Are PAGCOR Casinos Overpriced?

The Philippine Gaming and Amusement Corp. has announced plans to sell off its portfolio of 40-plus casinos and serve only as a gaming regulator. But sticker shock may discourage buyers, say analysts at Morgan Stanley.

Are PAGCOR Casinos Overpriced?

Plans by the Philippine Gaming and Amusement Corp. (PAGCOR) to sell off its branded casinos and satellites has received a lukewarm response from analysts at Morgan Stanley, mostly because of the price.
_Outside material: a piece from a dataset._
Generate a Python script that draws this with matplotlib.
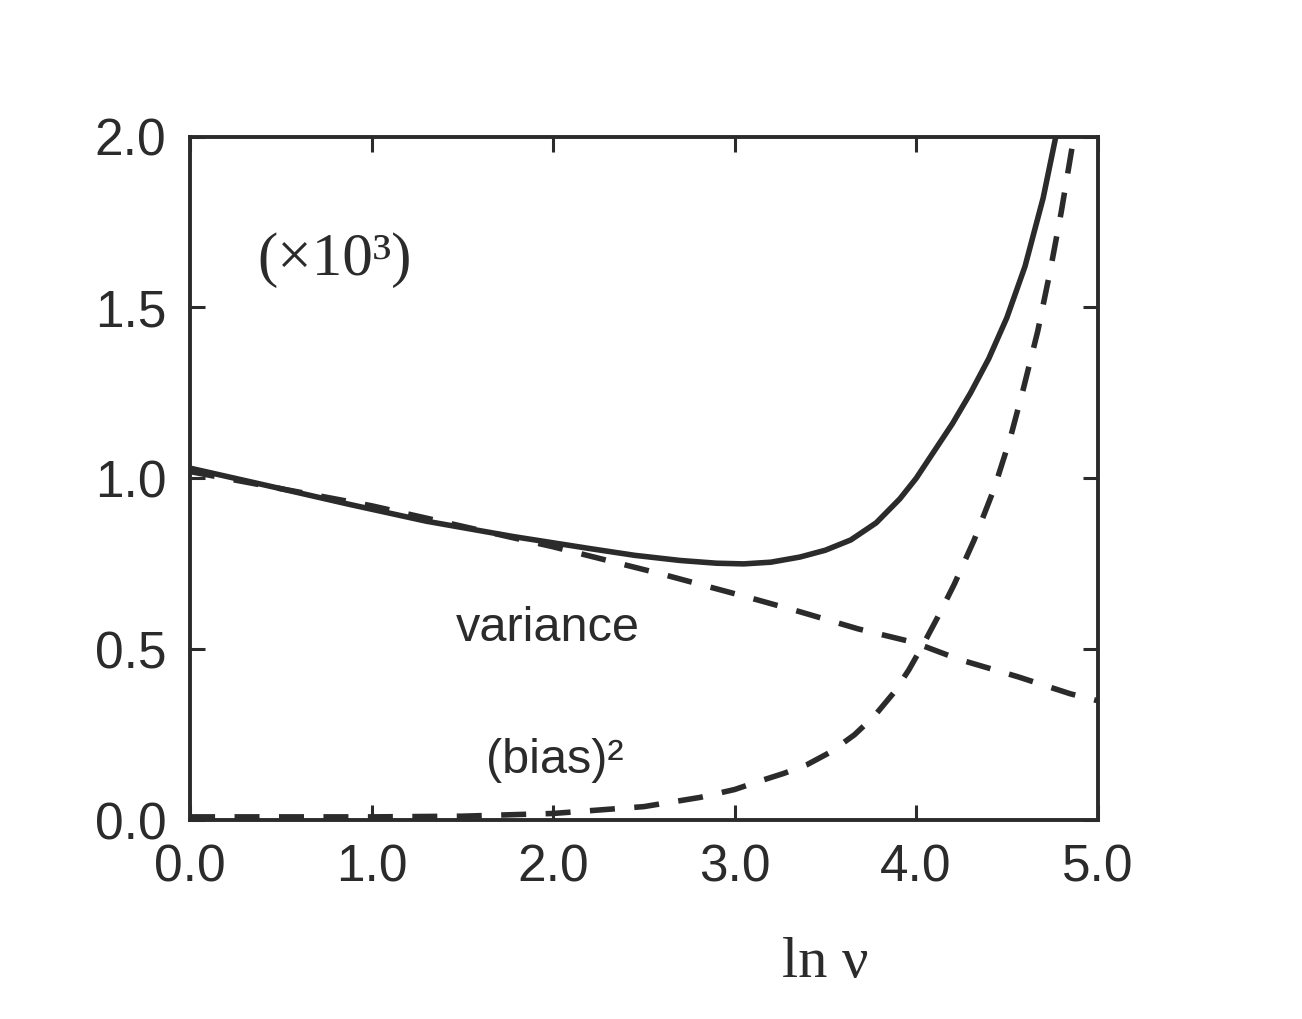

According to GGRAsia, Alejandro Tengco, PAGCOR’s chairman and CEO, said the body hopes to bring in PHP80 billion (US$1.47 billion) from the sale of its casino assets. The Morgan Stanley team said the asking price is “too high and buying interest could be low.”

Some lawmakers have criticized the agency for maintaining a dual role as both regulator and operator, which they contend is an inherent conflict of interest. PAGCOR runs 42 casinos, 10 under the Casino Filipino brand in addition to 32 satellites.

According to Inside Asian Gaming, gross gaming revenues (GGR) from PAGCOR-operated casinos reached PHP4.83 billion (US$88 million) in the fourth quarter of 2022, up from PHP4.63 billion (US$85 million) in the third quarter, but well short of the PHP9.17 billion (US$169 million) generated in the fourth quarter of 2019.

Praveen Choudhary, Dan Chee, Jeffrey Mak and Gareth Leung of Morgan Stanley said the potential sell-off price “would imply 11 times” enterprise value to EBITDA, “assuming a 20 percent margin on PAGCOR’s 2019 GGR of PHP37 billion, and that the assets are free of debt.”

The casino sector is important to the local economy, employing an estimated 27,000 workers in 2020, according to government data.